= Task goal =
Only the lines from the one with "Write a Python" through the one with "yticklabels = ['0', '0,5', '1,0']" are to be restated, word for word, with both of them included.

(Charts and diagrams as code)
++++++++++++++++++++
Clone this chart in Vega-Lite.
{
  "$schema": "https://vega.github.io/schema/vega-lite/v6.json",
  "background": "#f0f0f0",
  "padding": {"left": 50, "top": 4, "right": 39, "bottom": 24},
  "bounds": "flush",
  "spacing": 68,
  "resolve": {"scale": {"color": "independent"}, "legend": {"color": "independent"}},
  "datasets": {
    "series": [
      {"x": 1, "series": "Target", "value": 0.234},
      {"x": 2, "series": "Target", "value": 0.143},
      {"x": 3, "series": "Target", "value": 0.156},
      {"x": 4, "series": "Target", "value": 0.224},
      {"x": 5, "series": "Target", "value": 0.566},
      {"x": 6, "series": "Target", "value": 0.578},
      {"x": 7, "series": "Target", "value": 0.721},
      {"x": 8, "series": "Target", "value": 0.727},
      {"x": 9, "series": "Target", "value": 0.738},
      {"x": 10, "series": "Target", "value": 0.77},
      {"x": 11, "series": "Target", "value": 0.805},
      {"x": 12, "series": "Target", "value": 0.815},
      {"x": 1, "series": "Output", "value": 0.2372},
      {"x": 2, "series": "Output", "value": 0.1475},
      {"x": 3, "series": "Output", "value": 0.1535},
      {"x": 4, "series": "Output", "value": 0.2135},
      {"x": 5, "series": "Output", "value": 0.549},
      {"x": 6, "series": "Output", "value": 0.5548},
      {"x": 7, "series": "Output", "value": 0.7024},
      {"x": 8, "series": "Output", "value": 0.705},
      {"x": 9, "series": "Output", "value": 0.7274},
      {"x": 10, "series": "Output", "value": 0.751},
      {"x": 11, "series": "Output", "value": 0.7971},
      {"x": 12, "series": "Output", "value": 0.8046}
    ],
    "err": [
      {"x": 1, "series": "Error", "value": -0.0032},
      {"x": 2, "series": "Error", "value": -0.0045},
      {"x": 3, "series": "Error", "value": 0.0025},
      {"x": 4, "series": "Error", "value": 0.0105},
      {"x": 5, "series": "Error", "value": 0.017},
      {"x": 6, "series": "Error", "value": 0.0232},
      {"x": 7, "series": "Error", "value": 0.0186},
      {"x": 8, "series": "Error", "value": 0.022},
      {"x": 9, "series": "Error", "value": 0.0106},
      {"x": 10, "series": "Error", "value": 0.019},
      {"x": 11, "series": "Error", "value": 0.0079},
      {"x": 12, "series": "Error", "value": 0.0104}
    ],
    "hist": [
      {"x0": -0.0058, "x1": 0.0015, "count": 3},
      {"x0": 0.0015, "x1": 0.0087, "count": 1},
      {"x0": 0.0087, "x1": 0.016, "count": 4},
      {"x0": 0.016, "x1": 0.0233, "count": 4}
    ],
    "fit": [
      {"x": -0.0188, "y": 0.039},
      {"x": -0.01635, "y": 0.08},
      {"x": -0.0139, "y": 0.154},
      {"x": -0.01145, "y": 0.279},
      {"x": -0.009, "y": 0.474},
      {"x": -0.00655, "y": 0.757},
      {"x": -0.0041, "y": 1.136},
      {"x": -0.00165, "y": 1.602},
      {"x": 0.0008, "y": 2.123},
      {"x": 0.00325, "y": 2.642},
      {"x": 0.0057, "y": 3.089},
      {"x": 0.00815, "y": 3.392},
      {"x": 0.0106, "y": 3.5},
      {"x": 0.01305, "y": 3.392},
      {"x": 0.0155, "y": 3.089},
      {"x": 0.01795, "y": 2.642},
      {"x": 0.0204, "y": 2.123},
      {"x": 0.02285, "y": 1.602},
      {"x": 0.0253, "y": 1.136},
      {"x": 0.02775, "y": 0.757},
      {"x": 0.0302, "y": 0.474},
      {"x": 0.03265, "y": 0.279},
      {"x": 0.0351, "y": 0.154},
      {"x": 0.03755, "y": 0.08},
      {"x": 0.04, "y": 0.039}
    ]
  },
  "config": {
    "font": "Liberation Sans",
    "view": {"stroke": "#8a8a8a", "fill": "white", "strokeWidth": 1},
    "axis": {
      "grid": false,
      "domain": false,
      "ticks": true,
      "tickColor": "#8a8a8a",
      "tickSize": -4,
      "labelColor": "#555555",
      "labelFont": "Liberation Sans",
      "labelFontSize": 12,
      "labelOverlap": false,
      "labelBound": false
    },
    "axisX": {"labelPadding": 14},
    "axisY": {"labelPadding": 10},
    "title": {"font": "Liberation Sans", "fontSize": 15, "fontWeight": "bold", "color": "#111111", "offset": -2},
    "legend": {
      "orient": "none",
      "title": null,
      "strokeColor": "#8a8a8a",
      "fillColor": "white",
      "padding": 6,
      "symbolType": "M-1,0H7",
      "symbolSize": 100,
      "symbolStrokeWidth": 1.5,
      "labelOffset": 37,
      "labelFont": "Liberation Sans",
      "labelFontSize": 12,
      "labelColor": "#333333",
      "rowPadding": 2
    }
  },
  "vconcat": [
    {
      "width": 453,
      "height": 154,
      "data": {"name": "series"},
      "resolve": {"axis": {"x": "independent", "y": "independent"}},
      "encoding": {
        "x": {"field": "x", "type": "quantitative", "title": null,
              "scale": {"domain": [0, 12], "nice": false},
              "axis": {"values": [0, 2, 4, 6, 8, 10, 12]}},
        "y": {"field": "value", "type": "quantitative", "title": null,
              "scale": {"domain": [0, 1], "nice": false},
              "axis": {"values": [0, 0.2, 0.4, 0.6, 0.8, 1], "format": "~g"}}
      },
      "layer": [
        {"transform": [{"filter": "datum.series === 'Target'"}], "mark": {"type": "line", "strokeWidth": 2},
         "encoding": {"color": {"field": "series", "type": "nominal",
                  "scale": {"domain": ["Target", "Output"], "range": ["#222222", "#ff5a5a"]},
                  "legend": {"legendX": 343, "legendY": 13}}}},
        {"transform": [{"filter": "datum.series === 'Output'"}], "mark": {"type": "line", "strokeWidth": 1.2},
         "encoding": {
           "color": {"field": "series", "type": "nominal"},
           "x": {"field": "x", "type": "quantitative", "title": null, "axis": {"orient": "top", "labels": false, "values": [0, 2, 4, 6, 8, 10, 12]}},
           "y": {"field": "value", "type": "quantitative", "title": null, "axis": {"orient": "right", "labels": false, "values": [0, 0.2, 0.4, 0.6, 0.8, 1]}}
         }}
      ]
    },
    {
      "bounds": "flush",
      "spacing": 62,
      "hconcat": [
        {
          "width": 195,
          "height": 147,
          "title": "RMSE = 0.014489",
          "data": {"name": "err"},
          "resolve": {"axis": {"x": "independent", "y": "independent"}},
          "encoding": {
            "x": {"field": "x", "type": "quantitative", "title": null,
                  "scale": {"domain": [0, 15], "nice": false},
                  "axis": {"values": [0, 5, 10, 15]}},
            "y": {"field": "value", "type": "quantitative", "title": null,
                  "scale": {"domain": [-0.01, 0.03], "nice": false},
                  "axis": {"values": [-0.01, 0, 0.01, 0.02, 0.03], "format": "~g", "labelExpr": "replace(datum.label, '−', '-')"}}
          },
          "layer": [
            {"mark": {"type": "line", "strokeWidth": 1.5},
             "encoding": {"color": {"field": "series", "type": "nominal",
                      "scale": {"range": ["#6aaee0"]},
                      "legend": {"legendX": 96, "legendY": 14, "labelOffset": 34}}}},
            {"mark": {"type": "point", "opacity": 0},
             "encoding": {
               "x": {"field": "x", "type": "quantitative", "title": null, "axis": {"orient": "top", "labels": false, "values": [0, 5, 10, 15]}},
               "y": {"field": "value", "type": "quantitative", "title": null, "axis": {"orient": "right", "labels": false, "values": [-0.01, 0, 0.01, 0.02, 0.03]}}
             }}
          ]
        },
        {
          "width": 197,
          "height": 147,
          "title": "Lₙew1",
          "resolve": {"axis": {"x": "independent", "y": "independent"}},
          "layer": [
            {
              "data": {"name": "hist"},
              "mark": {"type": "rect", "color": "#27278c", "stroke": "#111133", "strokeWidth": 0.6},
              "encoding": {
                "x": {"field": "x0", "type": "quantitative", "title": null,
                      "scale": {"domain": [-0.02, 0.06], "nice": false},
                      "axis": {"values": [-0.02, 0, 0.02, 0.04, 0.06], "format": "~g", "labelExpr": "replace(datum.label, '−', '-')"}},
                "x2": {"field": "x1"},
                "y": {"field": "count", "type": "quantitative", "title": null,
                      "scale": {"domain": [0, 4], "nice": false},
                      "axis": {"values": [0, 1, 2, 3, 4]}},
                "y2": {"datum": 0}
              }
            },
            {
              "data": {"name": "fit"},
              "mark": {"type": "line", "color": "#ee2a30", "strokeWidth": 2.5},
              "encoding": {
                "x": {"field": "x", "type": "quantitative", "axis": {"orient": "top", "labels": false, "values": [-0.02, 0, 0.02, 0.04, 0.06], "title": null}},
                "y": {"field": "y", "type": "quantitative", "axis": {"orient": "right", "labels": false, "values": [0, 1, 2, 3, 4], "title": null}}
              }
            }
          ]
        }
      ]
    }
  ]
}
++++++++++++++++++++
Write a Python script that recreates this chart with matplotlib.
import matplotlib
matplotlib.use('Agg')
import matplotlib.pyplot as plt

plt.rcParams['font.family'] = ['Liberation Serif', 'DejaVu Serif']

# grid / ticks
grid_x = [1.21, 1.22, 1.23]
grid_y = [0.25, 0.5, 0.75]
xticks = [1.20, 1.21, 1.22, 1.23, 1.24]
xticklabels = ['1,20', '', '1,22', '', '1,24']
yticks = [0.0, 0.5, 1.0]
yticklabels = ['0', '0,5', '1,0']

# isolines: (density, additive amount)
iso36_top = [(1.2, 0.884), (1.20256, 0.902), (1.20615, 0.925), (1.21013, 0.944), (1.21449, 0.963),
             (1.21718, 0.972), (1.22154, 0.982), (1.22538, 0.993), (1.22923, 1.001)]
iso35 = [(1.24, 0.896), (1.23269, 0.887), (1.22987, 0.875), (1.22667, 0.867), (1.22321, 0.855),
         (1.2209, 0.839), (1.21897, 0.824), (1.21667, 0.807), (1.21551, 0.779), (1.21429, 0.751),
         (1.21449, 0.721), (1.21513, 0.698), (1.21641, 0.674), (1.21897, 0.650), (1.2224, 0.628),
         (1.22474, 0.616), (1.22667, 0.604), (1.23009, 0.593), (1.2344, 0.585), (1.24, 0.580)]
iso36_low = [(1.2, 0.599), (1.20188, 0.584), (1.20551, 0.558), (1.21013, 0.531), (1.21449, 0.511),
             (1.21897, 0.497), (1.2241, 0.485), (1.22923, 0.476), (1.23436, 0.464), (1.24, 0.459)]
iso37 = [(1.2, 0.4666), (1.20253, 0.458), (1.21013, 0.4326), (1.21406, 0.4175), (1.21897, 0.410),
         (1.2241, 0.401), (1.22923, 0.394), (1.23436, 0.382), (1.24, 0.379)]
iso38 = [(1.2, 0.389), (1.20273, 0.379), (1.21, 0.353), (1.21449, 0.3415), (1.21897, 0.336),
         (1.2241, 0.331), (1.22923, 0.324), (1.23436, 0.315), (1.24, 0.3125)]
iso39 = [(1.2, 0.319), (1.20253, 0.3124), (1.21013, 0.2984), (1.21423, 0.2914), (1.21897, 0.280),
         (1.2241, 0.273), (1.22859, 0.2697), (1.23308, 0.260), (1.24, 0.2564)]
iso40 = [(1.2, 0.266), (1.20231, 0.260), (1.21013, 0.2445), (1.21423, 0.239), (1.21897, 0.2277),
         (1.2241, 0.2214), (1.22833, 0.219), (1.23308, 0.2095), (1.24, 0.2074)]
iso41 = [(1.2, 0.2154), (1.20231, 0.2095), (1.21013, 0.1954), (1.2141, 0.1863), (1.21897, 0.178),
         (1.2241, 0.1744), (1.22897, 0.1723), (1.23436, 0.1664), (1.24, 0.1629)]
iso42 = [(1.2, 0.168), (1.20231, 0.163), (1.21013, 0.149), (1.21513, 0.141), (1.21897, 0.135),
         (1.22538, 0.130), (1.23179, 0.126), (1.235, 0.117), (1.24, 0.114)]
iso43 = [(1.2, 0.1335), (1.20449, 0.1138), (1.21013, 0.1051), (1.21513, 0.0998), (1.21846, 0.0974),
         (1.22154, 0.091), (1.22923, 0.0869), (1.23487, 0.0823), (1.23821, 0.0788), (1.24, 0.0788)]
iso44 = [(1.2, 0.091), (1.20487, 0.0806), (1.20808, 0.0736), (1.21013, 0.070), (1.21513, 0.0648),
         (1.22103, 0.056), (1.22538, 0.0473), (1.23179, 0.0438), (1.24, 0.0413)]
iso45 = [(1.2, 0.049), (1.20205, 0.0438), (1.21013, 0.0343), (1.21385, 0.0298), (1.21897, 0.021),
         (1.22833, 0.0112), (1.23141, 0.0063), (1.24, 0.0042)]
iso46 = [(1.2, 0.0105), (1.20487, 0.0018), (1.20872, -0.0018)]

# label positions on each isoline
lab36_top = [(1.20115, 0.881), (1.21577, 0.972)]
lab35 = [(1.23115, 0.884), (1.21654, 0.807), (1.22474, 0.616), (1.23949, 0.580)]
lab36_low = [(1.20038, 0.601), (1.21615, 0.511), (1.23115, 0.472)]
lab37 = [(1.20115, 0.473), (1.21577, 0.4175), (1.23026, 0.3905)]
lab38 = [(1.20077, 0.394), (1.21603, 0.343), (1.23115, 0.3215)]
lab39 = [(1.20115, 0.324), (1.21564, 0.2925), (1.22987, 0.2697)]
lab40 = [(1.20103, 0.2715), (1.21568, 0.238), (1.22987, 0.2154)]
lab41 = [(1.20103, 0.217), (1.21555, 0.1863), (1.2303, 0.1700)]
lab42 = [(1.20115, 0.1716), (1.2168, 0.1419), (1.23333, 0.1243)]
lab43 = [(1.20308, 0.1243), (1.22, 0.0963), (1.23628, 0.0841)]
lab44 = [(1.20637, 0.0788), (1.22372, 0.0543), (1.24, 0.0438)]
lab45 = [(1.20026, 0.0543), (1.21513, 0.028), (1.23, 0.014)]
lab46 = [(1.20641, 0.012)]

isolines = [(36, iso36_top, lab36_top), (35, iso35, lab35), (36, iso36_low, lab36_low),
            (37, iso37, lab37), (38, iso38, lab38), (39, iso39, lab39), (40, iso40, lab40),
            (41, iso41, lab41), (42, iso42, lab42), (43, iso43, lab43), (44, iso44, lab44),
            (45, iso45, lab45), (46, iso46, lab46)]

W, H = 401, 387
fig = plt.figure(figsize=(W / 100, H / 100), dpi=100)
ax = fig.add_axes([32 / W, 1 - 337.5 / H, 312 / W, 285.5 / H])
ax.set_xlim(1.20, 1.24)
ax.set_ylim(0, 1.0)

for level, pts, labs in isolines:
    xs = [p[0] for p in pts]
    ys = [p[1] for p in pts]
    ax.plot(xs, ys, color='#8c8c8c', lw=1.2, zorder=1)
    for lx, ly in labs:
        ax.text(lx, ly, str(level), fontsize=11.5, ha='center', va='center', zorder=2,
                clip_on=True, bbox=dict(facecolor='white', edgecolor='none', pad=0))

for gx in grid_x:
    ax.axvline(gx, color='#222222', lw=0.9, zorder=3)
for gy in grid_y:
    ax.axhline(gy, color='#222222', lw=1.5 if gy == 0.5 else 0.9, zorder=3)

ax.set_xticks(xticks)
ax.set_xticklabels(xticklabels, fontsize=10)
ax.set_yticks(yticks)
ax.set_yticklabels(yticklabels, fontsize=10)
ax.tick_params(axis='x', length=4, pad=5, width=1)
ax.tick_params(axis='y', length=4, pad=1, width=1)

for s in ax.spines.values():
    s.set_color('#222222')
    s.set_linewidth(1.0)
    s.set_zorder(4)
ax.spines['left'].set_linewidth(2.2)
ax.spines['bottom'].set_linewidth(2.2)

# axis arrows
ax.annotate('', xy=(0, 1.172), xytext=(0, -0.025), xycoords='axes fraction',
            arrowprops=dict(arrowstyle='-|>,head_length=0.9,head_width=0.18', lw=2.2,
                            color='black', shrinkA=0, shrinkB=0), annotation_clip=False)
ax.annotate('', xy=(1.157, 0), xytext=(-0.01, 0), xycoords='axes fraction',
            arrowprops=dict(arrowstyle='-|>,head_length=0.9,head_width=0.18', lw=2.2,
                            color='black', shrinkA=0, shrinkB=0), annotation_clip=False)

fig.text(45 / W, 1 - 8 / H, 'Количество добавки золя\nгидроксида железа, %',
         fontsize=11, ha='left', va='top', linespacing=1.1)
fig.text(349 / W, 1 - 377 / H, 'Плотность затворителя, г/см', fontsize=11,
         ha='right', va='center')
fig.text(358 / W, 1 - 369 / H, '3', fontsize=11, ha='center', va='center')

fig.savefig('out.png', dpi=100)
++++++++++++++++++++
= Reply =
Write a Python script that recreates this chart with matplotlib.
import matplotlib
matplotlib.use('Agg')
import matplotlib.pyplot as plt

plt.rcParams['font.family'] = ['Liberation Serif', 'DejaVu Serif']

# grid / ticks
grid_x = [1.21, 1.22, 1.23]
grid_y = [0.25, 0.5, 0.75]
xticks = [1.20, 1.21, 1.22, 1.23, 1.24]
xticklabels = ['1,20', '', '1,22', '', '1,24']
yticks = [0.0, 0.5, 1.0]
yticklabels = ['0', '0,5', '1,0']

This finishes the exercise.